To: Alighieri who wrote (598947)1/26/2011 10:40:34 AM
From: i-node2 Recommendations  Read Replies (1) | Respond to of 1574205
 
>> ...while providing health care for 30M additional people? of course not...so for absence of substance the author resorts to gimmickry...but you should know better

In the first place, the true number of uninsureds who cannot afford their own insurance is in the range of 10 million. So why would we buy insurance for 30 million (actually, 32 million)?

More importantly, however, the reform bill was sold to Americans on the basis that it was a cost cutting measure, NOT merely to insure more people. Remember? Our current health care system is "unsustainable", so we're going to control costs? A Big Lie.

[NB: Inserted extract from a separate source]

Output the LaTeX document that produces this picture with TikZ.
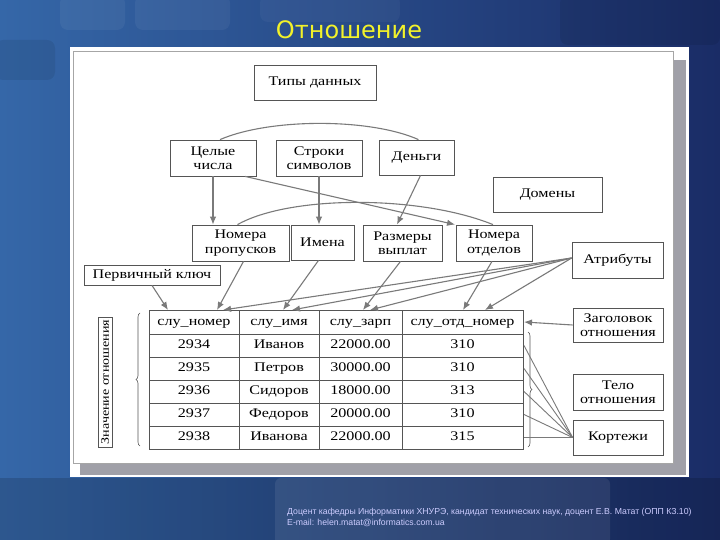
\documentclass[tikz,border=0pt]{standalone}
\usepackage{fontspec}
\setmainfont{Liberation Serif}[FakeStretch=1.22]
\newfontfamily\titlefont{DejaVu Sans}
\newfontfamily\footfont{Liberation Sans}
\usetikzlibrary{arrows.meta,decorations.pathreplacing,calc}
\definecolor{bgL}{HTML}{3567A8}
\definecolor{bgR}{HTML}{1A2C66}
\definecolor{boxc}{HTML}{555555}
\definecolor{arrc}{HTML}{7A7A7A}
\definecolor{shadowg}{HTML}{A0A0A8}
\definecolor{titley}{HTML}{F2F22A}
\begin{document}
\begin{tikzpicture}[x=1pt,y=-1pt,
  box/.style={draw=boxc, line width=0.8pt, fill=white, inner sep=1pt, align=center,
    font=\fontsize{13.2}{14.5}\selectfont},
  arr/.style={draw=arrc, line width=1.1pt, -{Latex[length=8pt,width=6.5pt]}},
  ln/.style={draw=arrc, line width=1.1pt},
  kln/.style={draw=arrc, line width=0.9pt},
  tbl/.style={draw=boxc, line width=0.9pt},
  cell/.style={inner sep=0pt, text height=9.5pt, text depth=3pt, font=\fontsize{13.2}{14.5}\selectfont},
  brc/.style={draw=boxc, line width=0.6pt, decorate, decoration={brace, amplitude=4pt}},
  foot/.style={text=white!80!blue, font=\footfont\fontsize{8.7}{9}\selectfont, inner sep=0pt, anchor=west}
]
\useasboundingbox (0,0) rectangle (720,540);
% background
\fill[left color=bgL, right color=bgR] (0,0) rectangle (720,540);
\fill[white, opacity=0.05, rounded corners=8] (60,-5) rectangle (125,30);
\fill[white, opacity=0.05, rounded corners=8] (135,-5) rectangle (230,30);
\fill[black, opacity=0.08, rounded corners=8] (-5,40) rectangle (55,80);
\fill[white, opacity=0.04, rounded corners=8] (260,-5) rectangle (400,22);
\fill[black, opacity=0.08, rounded corners=8] (560,-5) rectangle (720,45);
\fill[black, opacity=0.15] (0,478) rectangle (720,540);
\fill[white, opacity=0.08, rounded corners=6] (275,478) rectangle (610,545);
% title
\node[text=titley, font=\titlefont\fontsize{24}{26}\selectfont, inner sep=0pt] (title) at (349,30) {Отношение};
% panel
\fill[white] (70,47) rectangle (689,477);
\fill[shadowg] (80,60) rectangle (686,475);
\filldraw[fill=white, draw=gray!70, line width=0.5pt] (73,51) rectangle (673,463);

% nodes
\node[box, minimum width=122, minimum height=35] (types) at (315,82.5) {Типы данных};
\node[box, minimum width=86, minimum height=36] (cel) at (213,158) {Целые\\числа};
\node[box, minimum width=86, minimum height=36] (str) at (319,158) {Строки\\символов};
\node[box, minimum width=75, minimum height=35] (money) at (416.5,157.5) {Деньги};
\node[box, minimum width=109, minimum height=35] (dom) at (547.5,194.5) {Домены};
\node[box, minimum width=97, minimum height=36] (npr) at (240.5,243) {Номера\\пропусков};
\node[box, minimum width=63, minimum height=35] (names) at (322.5,242.5) {Имена};
\node[box, minimum width=79, minimum height=36] (sizes) at (402.5,243) {Размеры\\выплат};
\node[box, minimum width=76, minimum height=36] (nod) at (494,243) {Номера\\отделов};
\node[box, minimum width=91, minimum height=36] (attr) at (617.5,260) {Атрибуты};
\node[box, minimum width=136, minimum height=20, inner sep=0pt] (pk) at (152,275) {Первичный ключ};
\node[box, minimum width=90, minimum height=34] (zag) at (618,325) {Заголовок\\отношения};
\node[box, minimum width=90, minimum height=36] (body) at (618,392) {Тело\\отношения};
\node[box, minimum width=90, minimum height=35] (kort) at (618,437.5) {Кортежи};
\node[box, rotate=90, minimum width=130, minimum height=14, inner sep=0pt, font=\fontsize{11.5}{12}\selectfont] (val) at (105,382) {Значение отношения};

% table
\draw[tbl] (149,310) rectangle (523,449);
\foreach \yy in {334,357,380,403,426} \draw[tbl] (149,\yy) -- (523,\yy);
\foreach \xx in {239,319,402} \draw[tbl] (\xx,310) -- (\xx,449);
\node[cell] (h1) at (194,322) {слу\_номер};
\node[cell] (h2) at (279,322) {слу\_имя};
\node[cell] (h3) at (360.5,322) {слу\_зарп};
\node[cell] (h4) at (462.5,322) {слу\_отд\_номер};
\foreach \n/\nm/\sal/\dep [count=\i] in {2934/Иванов/22000.00/310, 2935/Петров/30000.00/310, 2936/Сидоров/18000.00/313, 2937/Федоров/20000.00/310, 2938/Иванова/22000.00/315}{
  \node[cell] (r\i c1) at (194,322+23*\i) {\n};
  \node[cell] (r\i c2) at (279,322+23*\i) {\nm};
  \node[cell] (r\i c3) at (360.5,322+23*\i) {\sal};
  \node[cell] (r\i c4) at (462.5,322+23*\i) {\dep};
}

% braces
\draw[brc] (140,446) -- (140,313);
\draw[brc] (528,332) -- (528,447);

% domain connectors
\draw[ln] ([xshift=7]cel.north) .. controls (270,118) and (370,118) .. ([xshift=2]money.north);
\draw[ln] ([xshift=-3]npr.north) .. controls (290,195) and (420,195) .. ([xshift=-1]nod.north);
\draw[arr] (cel.south) -- (cel.south |- npr.north);
\draw[arr] (str.south) -- (str.south |- names.north);
\draw[arr] ([xshift=4]money.south) -- ([xshift=-5.5]sizes.north);
\draw[arr] ([xshift=32]cel.south) -- ([xshift=-39]nod.north);

% table-top endpoints
\coordinate (pkT) at (168,310);
\coordinate (c1) at (217,310);
\coordinate (c2) at (283,310);
\coordinate (c3) at (363,310);
\coordinate (c4) at (463,310);
\coordinate (a1) at (223,310);
\coordinate (a2) at (292,310);
\coordinate (a3) at (370,310);
\coordinate (a4) at (485,310);
\draw[arr] (pk.south) -- (pkT);
\draw[arr] ([xshift=3]npr.south) -- (c1);
\draw[arr] ([xshift=-4]names.south) -- (c2);
\draw[arr] ([xshift=-2]sizes.south) -- (c3);
\draw[arr] ([xshift=-2]nod.south) -- (c4);
\foreach \t in {a1,a2,a3,a4} \draw[arr] ([yshift=2]attr.west) -- (\t);

% header and tuples
\coordinate (zT) at (524,322);
\draw[arr] (zag.west) -- (zT);
\foreach \yy [count=\i] in {345.5,368.5,391.5,414.5,437.5}{
  \coordinate (k\i) at (524,\yy);
  \draw[kln] (kort.west) -- (k\i);
}

% footer
\node[foot] (f1) at (287,512) {Доцент кафедры Информатики ХНУРЭ, кандидат технических наук, доцент Е.В. Матат (ОПП КЗ.10)};
\node[foot] (f2) at (287,523) {E-mail: helen.matat@informatics.com.ua};
\end{tikzpicture}
\end{document}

Even a NYT survey at the time clearly showed Americans were unwilling to pay more taxes to provide free insurance for people who didn't have it.

This entire legislation was built on ONE BIG LIE, from the ground up. Not like the claimed "Bush" WMD lie you've been so critical of (where it was actually a good-faith mistake). No. This is a contrived, deceptive, intentional LIE to sell a piece of crap to Americans when they knew damned well they didn't want it.

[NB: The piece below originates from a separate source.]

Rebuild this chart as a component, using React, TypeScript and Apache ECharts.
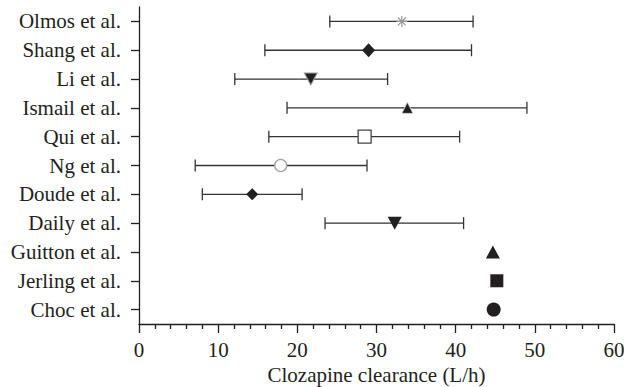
import React, { useEffect, useRef } from "react";
import * as echarts from "echarts";

const studies = [
  "Olmos et al.",
  "Shang et al.",
  "Li et al.",
  "Ismail et al.",
  "Qui et al.",
  "Ng et al.",
  "Doude et al.",
  "Daily et al.",
  "Guitton et al.",
  "Jerling et al.",
  "Choc et al.",
];
const means = [33.2, 29.0, 21.7, 33.9, 28.5, 17.9, 14.3, 32.3, 44.7, 45.2, 44.8];
const lows: (number | null)[] = [24.1, 15.9, 12.1, 18.7, 16.4, 7.1, 8.0, 23.5, null, null, null];
const highs: (number | null)[] = [42.2, 42.0, 31.4, 49.0, 40.5, 28.8, 20.6, 41.0, null, null, null];
const xTicks = [0, 10, 20, 30, 40, 50, 60];
const xAxisTitle = "Clozapine clearance (L/h)";

const asteriskPath =
  "path://M5,0 L5,10 M0,5 L10,5 M1.46,1.46 L8.54,8.54 M1.46,8.54 L8.54,1.46";

// marker appearance, one per study (same order as studies)
const markerStyles: any[] = [
  { symbol: asteriskPath, symbolSize: 11, itemStyle: { color: "none", borderColor: "#9a9a9a", borderWidth: 1.2 } },
  { symbol: "diamond", symbolSize: [13, 14], itemStyle: { color: "#231f20" } },
  { symbol: "triangle", symbolSize: [13, 12], symbolRotate: 180, itemStyle: { color: "#231f20", borderColor: "#9a9a9a", borderWidth: 1 } },
  { symbol: "triangle", symbolSize: [11, 11], itemStyle: { color: "#231f20", borderColor: "#d0d0d0", borderWidth: 0.8 } },
  { symbol: "rect", symbolSize: 13, itemStyle: { color: "#ffffff", borderColor: "#444444", borderWidth: 1.3 } },
  { symbol: "circle", symbolSize: 12, itemStyle: { color: "#ffffff", borderColor: "#a0a0a0", borderWidth: 1.3 } },
  { symbol: "diamond", symbolSize: [12, 12], itemStyle: { color: "#231f20" } },
  { symbol: "triangle", symbolSize: [14, 13], symbolRotate: 180, itemStyle: { color: "#231f20" } },
  { symbol: "triangle", symbolSize: [14, 13], itemStyle: { color: "#231f20" } },
  { symbol: "rect", symbolSize: 13, itemStyle: { color: "#231f20" } },
  { symbol: "circle", symbolSize: 14, itemStyle: { color: "#231f20" } },
];

const FONT = "Liberation Serif";
const INK = "#231f20";

export default function App() {
  const ref = useRef<HTMLDivElement>(null);
  useEffect(() => {
    if (!ref.current) return;
    const chart = echarts.init(ref.current, undefined, { renderer: "svg" });

    const errData = studies
      .map((s, i) => (lows[i] != null && highs[i] != null ? [lows[i], highs[i], i] : null))
      .filter((d) => d != null);

    const scatterData = studies.map((s, i) => ({
      value: [means[i], i],
      symbol: markerStyles[i].symbol,
      symbolSize: markerStyles[i].symbolSize,
      symbolRotate: markerStyles[i].symbolRotate || 0,
      itemStyle: { opacity: 1, ...markerStyles[i].itemStyle },
    }));

    chart.setOption({
      animation: false,
      backgroundColor: "#ffffff",
      textStyle: { fontFamily: FONT },
      grid: {
        left: 139,
        right: 10,
        top: 7,
        bottom: 63,
        containLabel: false,
        outerBoundsMode: "none",
      },
      xAxis: {
        type: "value",
        min: xTicks[0],
        max: xTicks[xTicks.length - 1],
        interval: 10,
        name: xAxisTitle,
        nameLocation: "middle",
        nameGap: 40,
        nameTextStyle: { fontFamily: FONT, fontSize: 21, color: INK },
        axisLine: { show: true, lineStyle: { color: INK, width: 1.3 } },
        axisTick: { show: true, length: 9, lineStyle: { color: INK, width: 1.3 } },
        minorTick: { show: true, splitNumber: 5, length: 5, lineStyle: { color: INK, width: 1.3 } },
        splitLine: { show: false },
        minorSplitLine: { show: false },
        axisLabel: { fontFamily: FONT, fontSize: 21, color: INK, margin: 15 },
      },
      yAxis: {
        type: "category",
        data: studies,
        inverse: true,
        boundaryGap: true,
        axisLine: { show: true, lineStyle: { color: INK, width: 1.3 } },
        axisTick: { show: true, alignWithLabel: true, length: 8, lineStyle: { color: INK, width: 1.3 } },
        splitLine: { show: false },
        axisLabel: { fontFamily: FONT, fontSize: 21, color: INK, margin: 18 },
      },
      series: [
        {
          type: "custom",
          data: errData,
          encode: { x: [0, 1], y: 2 },
          renderItem: (params: any, api: any) => {
            const cat = api.value(2);
            const p1 = api.coord([api.value(0), cat]);
            const p2 = api.coord([api.value(1), cat]);
            const h = 6;
            const style = { stroke: "#333333", lineWidth: 1.3 };
            return {
              type: "group",
              children: [
                { type: "line", shape: { x1: p1[0], y1: p1[1], x2: p2[0], y2: p2[1] }, style },
                { type: "line", shape: { x1: p1[0], y1: p1[1] - h, x2: p1[0], y2: p1[1] + h }, style },
                { type: "line", shape: { x1: p2[0], y1: p2[1] - h, x2: p2[0], y2: p2[1] + h }, style },
              ],
            };
          },
          z: 1,
        },
        {
          type: "scatter",
          data: scatterData,
          itemStyle: { opacity: 1 },
          z: 3,
        },
      ],
    });
    return () => chart.dispose();
  }, []);
  return (
    <div
      ref={ref}
      style={{ position: "fixed", left: 0, top: 0, width: 624, height: 387 }}
    />
  );
}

To: Alighieri who wrote (598947)1/26/2011 5:04:46 PM
From: TimF2 Recommendations  Respond to of 1574205
 
...while providing health care for 30M additional people?

False. Everyone has access to emergency health care now, and some degree of non-emergency health care.

The bill won't even provide health care insurance to 30 million more people. It will provide for subsidies and mandates, but that isn't the same as providing insurance. And the extra regulation will increase the cost of insurance so it might wind up with a situation of having less people insured. We might instead increase insurance coverage, the actual consequences are not clear, so all sorts of claims can be made, but its very unlikely to increase by 30 million. And to the extent that it does it won't be the federal government providing health care for 30 million, or even providing health insurance for 30 million, instead it will just be the federal government psuhing millions to buy insurance under threat of a penalty.

And as i-node points out the number of involuntarily uninsured because they can't afford it is far below 30 million in the first place.

Even if it did actually provide for care or for insurance for tens of millions of people, it would still be reasonable, even important, to evaluate its impact on spending and deficits, and to evaluate the accuracy of claims about those things. The fact is that it will clearly increase federal spending on health care, that's pretty much beyond dispute, its also a problem. It will also (to the extent it actually does increase coverage) increase total health care and health insurance spending (a claim for more people covered with more access to health care, if true that will raise costs, also the mandates for coverage for more things, or more generous coverage in general increase costs). It also likely will increase the deficit, and even if it does not it will use up potential tax revenue that could have been used to increase the deficit. So even in the unlikely event that it does slightly decrease the deficit, its still fiscally unsound.

Even if it does decrease the deficit its like this -

---
Give me $1 billion to cut the budget deficit
I have a plan to reduce the budget deficit. The essence of the plan is the federal government writing me a check for $1 billion. The plan will be financed by $3 billion of tax increases. According to my back-of-the envelope calculations, giving me that $1 billion will reduce the budget deficit by $2 billion.

Now, you may be tempted to say that giving me that $1 billion will not really reduce the budget deficit. Rather, you might say, it is the tax increases, which have nothing to do with my handout, that are reducing the budget deficit. But if you are tempted by that kind of sloppy thinking, you have not been following the debate over healthcare reform.

Healthcare reform, its advocates tell us, is fiscal reform. The healthcare reform bill passed last year increased government spending to cover the uninsured, but it also reduced the budget deficit by increasing various taxes as well. Because of this bill, the advocates say, the federal government is on a sounder fiscal footing. Repealing it, they say, would make the budget deficit worse.

So, by that logic, giving me $1 billion is fiscal reform as well. To be honest, I don't really need the money. But if I can help promote long-term fiscal sustainability, I am ready to do my part.